Previously, the deputy superintendent oversaw all aspects of instruction for the district’s 311,000 students, but those duties – and others – will be split among four chiefs and the deputy superintendent, said Skorkowsky, emphasizing that the reorganization will be “cost neutral.”

More staff changes are to come in the reorganization that will be laid out in its entirety by the end of August, Chief of Staff Kirsten Searer said. At that point, figures showing how the reorganization isn’t increasing costs will be available. The district expects to balance costs through several retirements and by keeping several vacant positions open.

It remains unclear whether this week’s sudden resignation of Chief Communications Officer Amanda Fulkerson is part of the reorganization. Searer wouldn’t confirm whether that position will be eliminated. Fulkerson earned $175,000 in total compensation.

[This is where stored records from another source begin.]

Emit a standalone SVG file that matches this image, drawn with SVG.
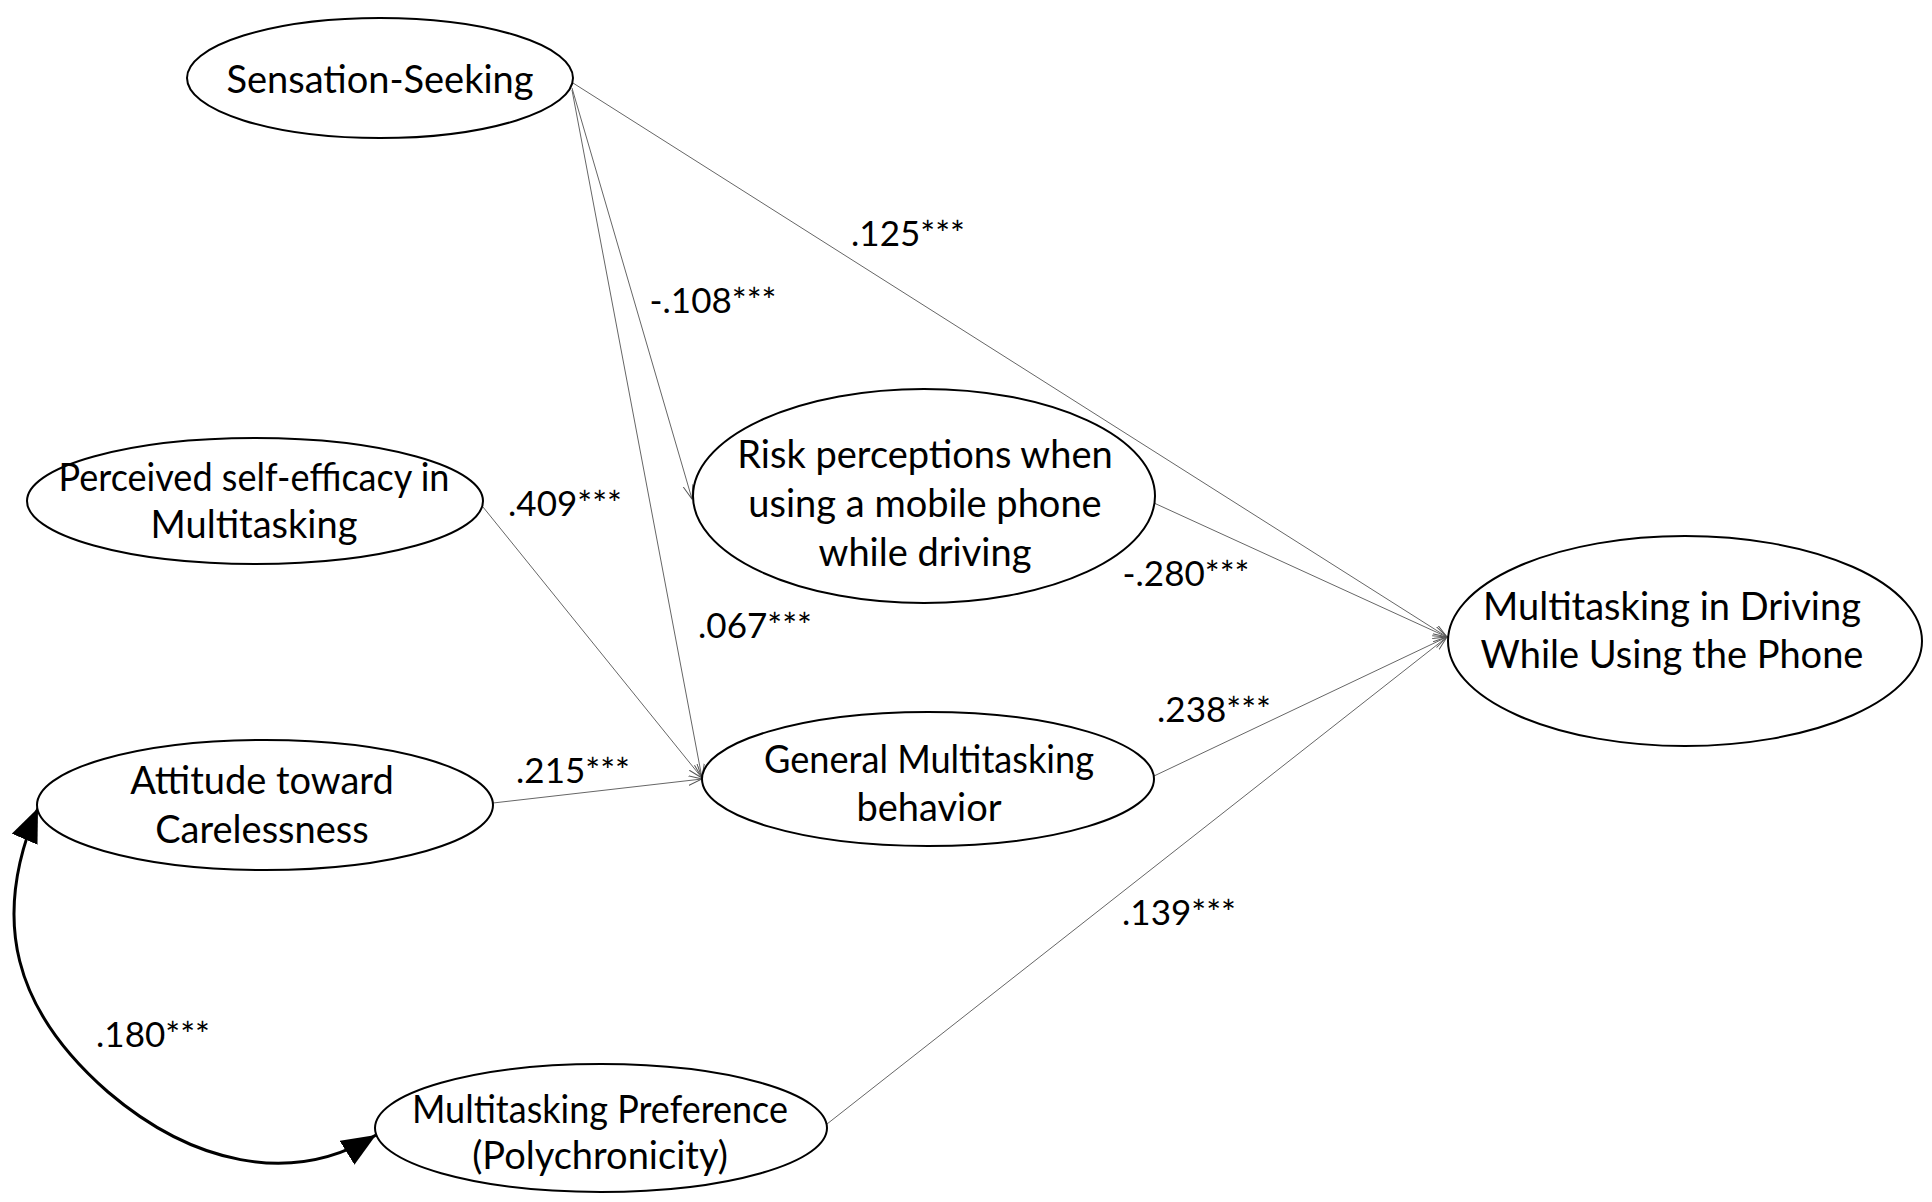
<svg xmlns="http://www.w3.org/2000/svg" width="1932" height="1202" viewBox="0 0 1932 1202">
<style>
  .node ellipse { fill: #fff; stroke: #000; stroke-width: 2; }
  .node text { font-family: Lato, "Open Sans", sans-serif; font-size: 38px; fill: #000; text-anchor: middle; }
  .lbl { font-family: Lato, "Open Sans", sans-serif; font-size: 35px; fill: #000; text-anchor: middle; }
  .edge { fill: none; stroke: #666; stroke-width: 1; marker-end: url(#open); }
  .cov { fill: none; stroke: #000; stroke-width: 3; marker-start: url(#solid); marker-end: url(#solid); }
</style>
<defs>
  <marker id="open" markerUnits="userSpaceOnUse" markerWidth="16" markerHeight="12" refX="14" refY="5" orient="auto">
    <path d="M0,0 L14,5 L0,10" fill="none" stroke="#555" stroke-width="1"/>
  </marker>
  <marker id="solid" markerUnits="userSpaceOnUse" markerWidth="40" markerHeight="30" refX="34" refY="14" orient="auto-start-reverse">
    <path d="M0,0 L34,14 L0,28 Z" fill="#000"/>
  </marker>
</defs>
<rect width="1932" height="1202" fill="#fff"/>
<g id="connectors">
  <line class="edge" x1="573" y1="83" x2="1447" y2="637"/>
  <line class="edge" x1="572" y1="88" x2="692" y2="499"/>
  <line class="edge" x1="572" y1="90" x2="702" y2="778"/>
  <line class="edge" x1="483" y1="507" x2="702" y2="778"/>
  <line class="edge" x1="493" y1="803" x2="702" y2="779"/>
  <line class="edge" x1="1154" y1="503" x2="1447" y2="637"/>
  <line class="edge" x1="1154" y1="776" x2="1447" y2="637"/>
  <line class="edge" x1="827" y1="1124" x2="1447" y2="637"/>
  <path class="cov" d="M 38 808 C -10 920, 14 1010, 108 1092 C 190 1162, 290 1188, 376 1135"/>
  <text class="lbl" x="908" y="246">.125***</text>
  <text class="lbl" x="713" y="313">-.108***</text>
  <text class="lbl" x="565" y="516">.409***</text>
  <text class="lbl" x="755" y="638">.067***</text>
  <text class="lbl" x="1186" y="586">-.280***</text>
  <text class="lbl" x="1214" y="722">.238***</text>
  <text class="lbl" x="573" y="783">.215***</text>
  <text class="lbl" x="1179" y="925">.139***</text>
  <text class="lbl" x="153" y="1047">.180***</text>
</g>
<g id="n-sensation" class="node">
  <ellipse cx="380" cy="78" rx="193" ry="60"/>
  <text x="380" y="93">Sensation-Seeking</text>
</g>
<g id="n-selfefficacy" class="node">
  <ellipse cx="255" cy="501" rx="228" ry="63"/>
  <text x="254" y="491" textLength="391" lengthAdjust="spacingAndGlyphs">Perceived self-efficacy in</text>
  <text x="254" y="538">Multitasking</text>
</g>
<g id="n-attitude" class="node">
  <ellipse cx="265" cy="805" rx="228" ry="65"/>
  <text x="262" y="794">Attitude toward</text>
  <text x="262" y="843">Carelessness</text>
</g>
<g id="n-preference" class="node">
  <ellipse cx="601" cy="1128" rx="226" ry="64"/>
  <text x="600" y="1123" textLength="376" lengthAdjust="spacingAndGlyphs">Multitasking Preference</text>
  <text x="600" y="1169">(Polychronicity)</text>
</g>
<g id="n-risk" class="node">
  <ellipse cx="924" cy="496" rx="231" ry="107"/>
  <text x="925" y="468">Risk perceptions when</text>
  <text x="925" y="517">using a mobile phone</text>
  <text x="925" y="566">while driving</text>
</g>
<g id="n-general" class="node">
  <ellipse cx="928" cy="779" rx="226" ry="67"/>
  <text x="929" y="773" textLength="330" lengthAdjust="spacingAndGlyphs">General Multitasking</text>
  <text x="929" y="821">behavior</text>
</g>
<g id="n-outcome" class="node">
  <ellipse cx="1685" cy="641" rx="237" ry="105"/>
  <text x="1672" y="620">Multitasking in Driving</text>
  <text x="1672" y="668">While Using the Phone</text>
</g>
</svg>
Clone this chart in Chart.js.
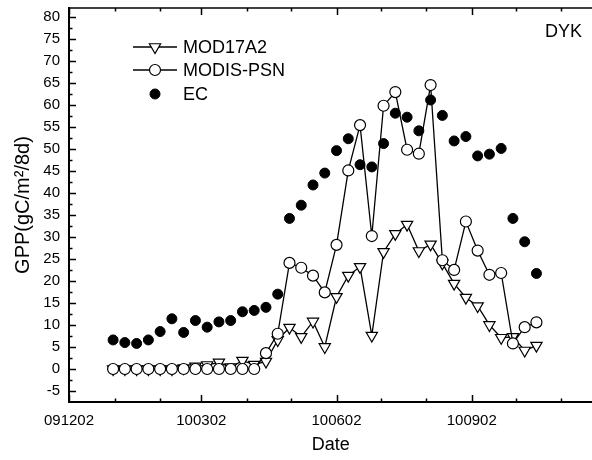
<!DOCTYPE html>
<html><head><meta charset="utf-8">
<script src="https://cdn.jsdelivr.net/npm/chart.js@4/dist/chart.umd.min.js"></script>
<style>html,body{margin:0;padding:0;background:#fff;overflow:hidden}#wrap{width:592px;height:460px;overflow:hidden}</style>
</head><body>
<div id="wrap"><canvas id="c" width="600" height="460"></canvas></div>
<script>
// ---- data ----
const dates = ['100101','100109','100117','100125','100202','100210','100218','100226','100306','100314',
  '100322','100330','100407','100415','100423','100501','100509','100517','100525','100602',
  '100610','100618','100626','100704','100712','100720','100728','100805','100813','100821',
  '100829','100906','100914','100922','100930','101008','101016'];
const mod17a2 = [0.0,0.0,0.0,0.0,0.0,0.0,0.2,0.6,0.9,1.5,
  0.4,1.9,1.0,1.7,6.6,9.4,7.3,10.8,5.0,16.4,
  21.2,23.2,7.6,26.6,30.7,32.8,26.8,28.3,24.0,19.4,
  16.2,14.3,10.0,7.1,7.3,4.2,5.3];
const modisPsn = [0.0,0.0,0.0,0.0,0.0,0.0,0.0,0.0,0.0,0.0,
  0.0,0.0,0.0,3.6,8.0,24.1,23.0,21.2,17.4,28.2,
  45.1,55.4,30.2,59.8,62.9,49.8,48.9,64.5,24.7,22.5,
  33.5,26.9,21.4,21.8,5.8,9.5,10.6];
const ec = [6.6,6.0,5.8,6.6,8.5,11.4,8.3,11.0,9.5,10.7,
  11.0,13.0,13.3,14.0,17.0,34.2,37.2,41.8,44.5,49.6,
  52.3,46.4,45.9,51.2,58.1,57.2,54.1,61.1,57.6,51.8,
  52.8,48.4,48.8,50.1,34.2,28.9,21.7];
const seriesNames = ['MOD17A2','MODIS-PSN','EC'];
const xTickDates = ['091202','100102','100202','100302','100402','100502','100602','100702','100802','100902','101002','101102'];
const xLabelDates = ['091202','100302','100602','100902'];
const yMajorTicks = [-5,0,5,10,15,20,25,30,35,40,45,50,55,60,65,70,75,80];
const yMinorTicks = [-2.5,2.5,7.5,12.5,17.5,22.5,27.5,32.5,37.5,42.5,47.5,52.5,57.5,62.5,67.5,72.5,77.5];
const siteName = 'DYK';
const xTitle = 'Date';
const yTitle = 'GPP(gC/m\u00B2/8d)';

// ---- helpers ----
const F = "'Liberation Sans', Arial, Helvetica, sans-serif";
function dayOf(s){
  const y = 2000 + +s.slice(0,2), m = +s.slice(2,4) - 1, d = +s.slice(4,6);
  return (Date.UTC(y,m,d) - Date.UTC(2009,11,2)) / 864e5;
}
const pts = arr => dates.map((d,i)=>({x: dayOf(d), y: arr[i]}));

const decor = {
  id: 'decor',
  afterDraw(chart){
    const {ctx, chartArea: a, scales: {x, y}} = chart;
    ctx.save();
    ctx.strokeStyle = '#000';
    ctx.lineWidth = 1.5;
    // top frame line
    ctx.beginPath(); ctx.moveTo(a.left - 1, a.top); ctx.lineTo(a.right, a.top); ctx.stroke();
    // x ticks (inward, bottom and top)
    x.ticks.forEach((t, i) => {
      const px = Math.round(x.getPixelForValue(t.value)) + 0.5;
      const L = xLabelDates.includes(xTickDates[i]) ? 7 : 3.5;
      ctx.beginPath();
      ctx.moveTo(px, a.bottom); ctx.lineTo(px, a.bottom - L);
      ctx.moveTo(px, a.top); ctx.lineTo(px, a.top + L);
      ctx.stroke();
    });
    // y ticks (inward, left)
    y.ticks.forEach(t => {
      const py = Math.round(y.getPixelForValue(t.value)) + 0.5;
      const L = yMajorTicks.includes(t.value) ? 7 : 3.5;
      ctx.beginPath(); ctx.moveTo(a.left, py); ctx.lineTo(a.left + L, py); ctx.stroke();
    });
    // legend
    const rows = [47, 70, 94];
    ctx.font = '18px ' + F;
    ctx.textBaseline = 'middle';
    ctx.textAlign = 'left';
    chart.data.datasets.forEach((ds, i) => {
      const ry = rows[i];
      if (ds.showLine !== false) {
        ctx.lineWidth = ds.borderWidth; ctx.strokeStyle = ds.borderColor;
        ctx.beginPath(); ctx.moveTo(133, ry); ctx.lineTo(177, ry); ctx.stroke();
      }
      ctx.fillStyle = ds.pointBackgroundColor; ctx.strokeStyle = ds.pointBorderColor;
      ctx.lineWidth = ds.pointBorderWidth;
      Chart.helpers.drawPoint(ctx, {pointStyle: ds.pointStyle, rotation: ds.pointRotation || 0,
        radius: ds.pointRadius, borderWidth: ds.pointBorderWidth}, 155, ry);
      ctx.fillStyle = '#000';
      ctx.fillText(ds.label, 183, ry + 1);
    });
    // site label
    ctx.textAlign = 'right';
    ctx.fillText(siteName, 582, 32);
    ctx.restore();
  }
};

new Chart(document.getElementById('c'), {
  type: 'line',
  data: {
    datasets: [
      {label: seriesNames[0], data: pts(mod17a2), borderColor: '#000', borderWidth: 1.3,
       pointStyle: 'triangle', pointRotation: 180, pointRadius: 6.5,
       pointBackgroundColor: '#fff', pointBorderColor: '#000', pointBorderWidth: 1.2, order: 3},
      {label: seriesNames[1], data: pts(modisPsn), borderColor: '#000', borderWidth: 1.3,
       pointStyle: 'circle', pointRadius: 5.5,
       pointBackgroundColor: '#fff', pointBorderColor: '#000', pointBorderWidth: 1.2, order: 2},
      {label: seriesNames[2], data: pts(ec), showLine: false, borderColor: '#000', borderWidth: 0,
       pointStyle: 'circle', pointRadius: 5,
       pointBackgroundColor: '#000', pointBorderColor: '#000', pointBorderWidth: 1, order: 1}
    ]
  },
  options: {
    responsive: false, animation: false, devicePixelRatio: 1, events: [],
    layout: {padding: {top: 8, right: 0, left: 0, bottom: 0}},
    plugins: {legend: {display: false}, tooltip: {enabled: false}},
    scales: {
      x: {
        type: 'linear', min: 0, max: 356, position: 'bottom',
        grid: {display: false, drawTicks: false},
        border: {display: true, color: '#000', width: 2},
        afterBuildTicks: s => { s.ticks = xTickDates.map(d => ({value: dayOf(d)})); },
        afterFit: s => { s.height = 58; s.paddingRight = 0; },
        ticks: {autoSkip: false, maxRotation: 0, minRotation: 0, padding: 10, color: '#000',
          font: {size: 15, family: F},
          callback: (v, i) => xLabelDates.includes(xTickDates[i]) ? xTickDates[i] : ''},
        title: {display: true, text: xTitle, color: '#000', font: {size: 18, family: F},
          padding: {top: 0, bottom: 4}}
      },
      y: {
        type: 'linear', min: -7.5, max: 82,
        grid: {display: false, drawTicks: false},
        border: {display: true, color: '#000', width: 2},
        afterBuildTicks: s => { s.ticks = yMajorTicks.concat(yMinorTicks).sort((a,b)=>a-b).map(v => ({value: v})); },
        afterFit: s => { s.width = 69; s.paddingTop = 0; s.paddingBottom = 0; },
        ticks: {autoSkip: false, padding: 9, color: '#000', font: {size: 15, family: F},
          callback: v => yMajorTicks.includes(v) ? String(v) : ''},
        title: {display: true, text: yTitle, color: '#000', font: {size: 20, family: F},
          padding: {top: 11, bottom: 0}}
      }
    }
  },
  plugins: [decor]
});
</script>
</body></html>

The new positions announced Wednesday won’t increase the district’s central office spending because Skorkowsky hired all five cabinet members from within and, in most cases, they’re not relinquishing their former duties although their titles will change, said district spokesman Michael Rodriguez. New Deputy Superintendent Kim Wooden, for example, was previously student services officer. She will not be replaced in that position.

Rodriguez said salaries for the new positions haven’t been finalized, but some of the hires will receive raises and others will not. Recent retirements made funding for the pay raises available.

As deputy superintendent, Wooden will oversee educational and operational excellence, meaning she will focus on the efficiencies of the district’s facilities, food services, transportation, special education and gifted and talented programs, energy conservation, and emergency management departments.

Mike Barton, formerly associate superintendent of instruction services, will be chief student achievement officer. He will be responsible for reporting and improving student performance as measured by the graduation rate, proficiency on standardized tests, the state’s star-rating system and more. Reporting to him will be the district’s 16 academic managers overseeing the district’s 13 school zones.

As for employee performance, Staci Vesneske, formerly the district’s chief human relations officer, will be chief human capital officer responsible for the hiring and training of quality teachers and administrators.

Looking more closely at students, Andre Denson, formerly associate superintendent of the academic services division, will be the chief educational opportunity officer ensuring that low-performing student groups get access to support and do better in school. These students include those learning English, minorities, and those living in poverty.

Jhone Ebert, formerly chief technology officer, will be chief innovation and productivity officer responsible for finding new, improved ways of operating the district and educating students, also searching for outside funds to do so.

All four chiefs and the deputy superintendent are expected to contribute to improving student performance within their realms.

The reorganization won the support of Stephen Augspurger, executive director of the Clark County Association of School Administrators and Professional-technical Employees, who said it “ties key strands together” and forces different departments to communicate. But while it sounds good in concept, only time will tell whether it meets those expectations or ends up “one more fancy design,” he said.

“How does it translate from the office at West Sahara to 350 schools?” Augspurger said.

These five cabinet members aren’t new faces to the School Board or community. When the School Board was left in a lurch by the sudden resignation of Superintendent Dwight Jones last spring, it named Barton, Denson and Ebert as interim superintendent candidates, but chose Skorkowsky for the permanent job.

Last school year, Barton earned about $165,000 in total compensation, Denson earned $179,000, Ebert earned $183,000, Vesneske earned $189,000 and Wooden earned $199,000.